Sorry my diet made me slap the oreo out of your toddler’s hand and scream “NOT TODAY SATAN!”
“Actually, you couldn’t get a dinosaur to do that, and a sundial wristwatch would be extremely impractical.” – me in the Flintstones writers room about to get fired.
Sorry, package of toilet paper. I’m only making one trip from the car with these grocery bags, so you’re sleeping in the car tonight.
Sorry I lied about knowing how to play the piano. What’s that? Yes, I agree it made the funeral uncomfortable.
Her: hear that?
Me: nope
Her: what if someone’s is trying to get in to murder me?
Me: only person that wants to murder you is already inside
How do you know when your pen has run out of invisible ink?
Losing weight in your 40’s: hahahahahahahahaha
*reading law book* oh no I think I’m in a common law marriage with Taco Bell
[puts a tub of Blue Bell in the cart]
Ma’am, did you hear there was a recall? That could be deadly.

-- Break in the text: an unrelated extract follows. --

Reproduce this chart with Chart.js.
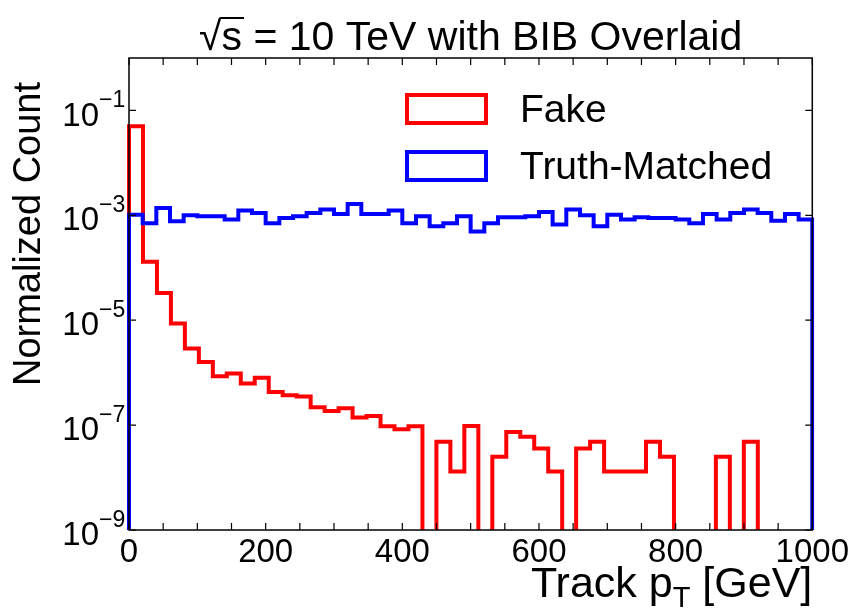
<!DOCTYPE html>
<html>
<head>
<meta charset="utf-8">
<style>
html,body{margin:0;padding:0;background:#ffffff;}
#wrap{width:852px;height:613px;}
</style>
<script src="https://cdn.jsdelivr.net/npm/chart.js@4/dist/chart.umd.min.js"></script>
</head>
<body>
<div id="wrap"><canvas id="c" width="852" height="613"></canvas></div>
<script>
// ---- data ----
const fakeBinWidth = 20.45;   // GeV per bin, fake-track histogram
const truthBinWidth = 20;     // GeV per bin, truth-matched histogram
const fakeValues = [
  5.0e-2, 1.3e-4, 3.3e-5, 8.7e-6, 2.9e-6, 1.6e-6, 8.5e-7, 9.6e-7, 6.2e-7, 8.0e-7,
  4.3e-7, 3.7e-7, 3.5e-7, 2.2e-7, 1.85e-7, 2.1e-7, 1.4e-7, 1.5e-7, 9.5e-8, 8.3e-8,
  9.5e-8, 0, 4.8e-8, 1.3e-8, 9.6e-8, 0, 2.5e-8, 7.4e-8, 6.0e-8, 3.6e-8,
  1.3e-8, 0, 3.6e-8, 4.8e-8, 1.3e-8, 1.3e-8, 1.3e-8, 4.8e-8, 2.5e-8, 0,
  0, 0, 2.5e-8, 0, 4.8e-8, 0, 0, 0, 0, 0
];
const truthValues = [
  1.03e-3, 7.1e-4, 1.38e-3, 7.7e-4, 1.0e-3, 9.6e-4, 9.6e-4, 8.3e-4, 1.23e-3, 1.11e-3,
  7.1e-4, 8.9e-4, 9.6e-4, 1.11e-3, 1.29e-3, 1.06e-3, 1.64e-3, 1.06e-3, 1.06e-3, 1.23e-3,
  7.1e-4, 9.6e-4, 6.2e-4, 7.1e-4, 9.6e-4, 4.9e-4, 7.1e-4, 9.2e-4, 9.2e-4, 9.6e-4,
  1.16e-3, 6.7e-4, 1.29e-3, 1.0e-3, 6.2e-4, 1.03e-3, 8.3e-4, 9.2e-4, 8.9e-4, 8.9e-4,
  8.3e-4, 7.1e-4, 1.06e-3, 8.3e-4, 1.11e-3, 1.29e-3, 1.11e-3, 7.9e-4, 1.06e-3, 8.3e-4
];
const seriesNames = ['Fake', 'Truth-Matched'];
const xTickValues = [0, 200, 400, 600, 800, 1000];
const xMinorTickValues = [0,50,100,150,200,250,300,350,400,450,500,550,600,650,700,750,800,850,900,950,1000];
const yTickExponents = [-9, -7, -5, -3, -1];
const titleParts = ['\u221A', 's', ' = 10 TeV with BIB Overlaid'];
const yAxisTitle = 'Normalized Count';
const xAxisTitleParts = ['Track p', 'T', ' [GeV]'];

const FONT = "'Liberation Sans', Arial, Helvetica, sans-serif";
const FLOOR = 1e-14; // empty bins drop below the axis (log scale)

function histPoints(values, width) {
  const pts = [{x: 0, y: FLOOR}];
  values.forEach((v, i) => pts.push({x: i * width, y: v > 0 ? v : FLOOR}));
  const last = values[values.length - 1];
  pts.push({x: values.length * width, y: last > 0 ? last : FLOOR});
  pts.push({x: values.length * width, y: FLOOR});
  return pts;
}

const decorPlugin = {
  id: 'decor',
  afterDatasetsDraw(chart) {
    const ctx = chart.ctx;
    const a = chart.chartArea;
    const xs = chart.scales.x, ys = chart.scales.y;
    ctx.save();
    ctx.strokeStyle = '#000';
    ctx.lineWidth = 1.5;
    ctx.strokeRect(a.left, a.top, a.right - a.left, a.bottom - a.top);
    ctx.lineWidth = 1.2;
    const tl = 7;
    ctx.beginPath();
    xMinorTickValues.forEach(v => {
      const px = xs.getPixelForValue(v);
      ctx.moveTo(px, a.bottom); ctx.lineTo(px, a.bottom - tl);
      ctx.moveTo(px, a.top); ctx.lineTo(px, a.top + tl);
    });
    yTickExponents.forEach(e => {
      const py = ys.getPixelForValue(Math.pow(10, e));
      ctx.moveTo(a.left, py); ctx.lineTo(a.left + tl, py);
      ctx.moveTo(a.right, py); ctx.lineTo(a.right - tl, py);
    });
    ctx.stroke();
    ctx.restore();
  },
  afterDraw(chart) {
    const ctx = chart.ctx;
    const a = chart.chartArea;
    const ys = chart.scales.y;
    ctx.save();
    ctx.fillStyle = '#000';
    ctx.strokeStyle = '#000';
    ctx.textAlign = 'left';
    ctx.textBaseline = 'alphabetic';

    // title (with overline over s under the radical)
    const tf = '41px ' + FONT;
    ctx.font = tf;
    const tw = titleParts.map(s => ctx.measureText(s).width);
    const total = tw.reduce((p, c) => p + c, 0);
    const tx = (a.left + a.right) / 2 - total / 2;
    const tb = 50;
    const rootAsc = ctx.measureText(titleParts[0]).actualBoundingBoxAscent || 33;
    ctx.fillText(titleParts[0], tx, tb);
    ctx.fillText(titleParts[1], tx + tw[0], tb);
    ctx.fillText(titleParts[2], tx + tw[0] + tw[1], tb);
    ctx.lineWidth = 2;
    ctx.beginPath();
    const oy = tb - rootAsc + 1;
    ctx.moveTo(tx + tw[0] - 1.5, oy);
    ctx.lineTo(tx + tw[0] + tw[1] + 2, oy);
    ctx.stroke();

    // y tick exponents
    ctx.font = '23px ' + FONT;
    yTickExponents.forEach(e => {
      const py = ys.getPixelForValue(Math.pow(10, e));
      ctx.fillText('\u2212' + Math.abs(e), 99, py - 3);
    });

    // y axis title
    ctx.font = '38px ' + FONT;
    ctx.save();
    ctx.translate(30, 234);
    ctx.rotate(-Math.PI / 2);
    ctx.textAlign = 'center';
    ctx.textBaseline = 'middle';
    ctx.fillText(yAxisTitle, 0, 0);
    ctx.restore();

    // x axis title with subscript
    const big = '43px ' + FONT, small = '29px ' + FONT;
    ctx.font = big;
    const w1 = ctx.measureText(xAxisTitleParts[0]).width, w3 = ctx.measureText(xAxisTitleParts[2]).width;
    ctx.font = small;
    const w2 = ctx.measureText(xAxisTitleParts[1]).width;
    const x0 = a.right - (w1 + w2 + w3);
    const base = 597;
    ctx.font = big; ctx.fillText(xAxisTitleParts[0], x0, base);
    ctx.font = small; ctx.fillText(xAxisTitleParts[1], x0 + w1, base + 10);
    ctx.font = big; ctx.fillText(xAxisTitleParts[2], x0 + w1 + w2, base);

    // legend
    ctx.lineWidth = 4;
    chart.data.datasets.forEach((ds, i) => {
      const by = 95 + i * 57;
      ctx.strokeStyle = ds.borderColor;
      ctx.strokeRect(407, by, 79, 28);
      ctx.font = '39px ' + FONT;
      ctx.textBaseline = 'middle';
      ctx.fillStyle = '#000';
      ctx.fillText(ds.label, 520, by + 16);
    });
    ctx.restore();
  }
};

new Chart(document.getElementById('c'), {
  type: 'line',
  data: {
    datasets: [
      {
        label: seriesNames[0],
        data: histPoints(fakeValues, fakeBinWidth),
        borderColor: '#ff0000',
        backgroundColor: 'rgba(0,0,0,0)',
        borderWidth: 4,
        stepped: 'before',
        pointRadius: 0,
        fill: false,
        order: 1,
        clip: {left: 2, right: 2, top: 0, bottom: 0}
      },
      {
        label: seriesNames[1],
        data: histPoints(truthValues, truthBinWidth),
        borderColor: '#0000ff',
        backgroundColor: 'rgba(0,0,0,0)',
        borderWidth: 4,
        stepped: 'before',
        pointRadius: 0,
        fill: false,
        order: 0,
        clip: {left: 2, right: 2, top: 0, bottom: 0}
      }
    ]
  },
  options: {
    responsive: false,
    animation: false,
    devicePixelRatio: 1,
    layout: {padding: {left: 0, right: 39, top: 58, bottom: 0}},
    plugins: {
      legend: {display: false},
      tooltip: {enabled: false},
      title: {display: false}
    },
    scales: {
      x: {
        type: 'linear',
        min: 0, max: 1000,
        grid: {display: false, drawTicks: false},
        border: {display: false},
        afterBuildTicks: s => { s.ticks = xTickValues.map(v => ({value: v})); },
        afterFit: s => { s.height = 83; },
        ticks: {
          color: '#000',
          font: {family: FONT, size: 33},
          padding: 3,
          maxRotation: 0,
          autoSkip: false,
          callback: v => String(v)
        }
      },
      y: {
        type: 'logarithmic',
        min: 1e-9, max: 1,
        grid: {display: false, drawTicks: false},
        border: {display: false},
        afterBuildTicks: s => { s.ticks = yTickExponents.map(e => ({value: Math.pow(10, e)})); },
        afterFit: s => { s.width = 129; },
        ticks: {
          color: '#000',
          font: {family: FONT, size: 33},
          padding: 30,
          labelOffset: 6,
          autoSkip: false,
          callback: () => '10'
        }
      }
    }
  },
  plugins: [decorPlugin]
});
</script>
</body>
</html>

[slowly puts second tub in cart]
Sometimes I think I’m the only Brit trying to use up all this spice we stole
SCIENTIST: You are my finest creation, and I love you like a son even though you’ve malfunctioned and now only say-
ROBOT: Fight me, dipshit
A guy in the waiting room at the therapist’s office kept whispering they’re coming to get us, they’re coming to get us, I sat next to him and whispered how much longer, I’ve been waiting an hour.
Movember is over, so this week anyone looking like a pedophile is actually a pedophile.
In hindsight, when I caught up with my old friends and told them their kids were shooting up, I should have clarified I was talking about their height.
I’m sorry I said your baby looks like a hairless hamster. But in my defense, you shouldn’t have had a hairless hamster for a baby.
It’s not a War on Christmas til the first 12 foot skeleton is spotted choking out an inflatable Santa, you weirdos
Air used to be free at the gas station, now it’s $1.50. Know why?
Inflation
If I could teach my kid anything it would be do not attempt to lay on my face. Give me my personal space please, tiny leech.
Damn girl, are you the majority of the American population? Because you look like you could use a high-speed rail
Cleaning kitchen knives
Thought of you
Those who run away from me are afraid that they might confess their love to me.
Sorry to all the people my 3yo has yelled at for eating ice cream in a car.
Telling him it was illegal was wrong. I know this now.
An audiobook that is 8 hours of breathing and page turning with a surprised “Oh, out loud?” right at the end.
Me: “Another day, another dollar.”
My boss: “Please don’t discuss your salary in front of co-workers.”
Her “I think my homeopath is poisoning me.”
Him “How can you tell?”
Her “I got my water tested and there was no trace of poison in it.”
me: *goes outside during the day* why is the moon is so spicy
Nephew drops my iPad, doesn’t say sorry but proceeds to offer me a biscuit.
His future in Politics is secure.
When are we gonna admit that those tools we keep by the fireplace are just for killing people?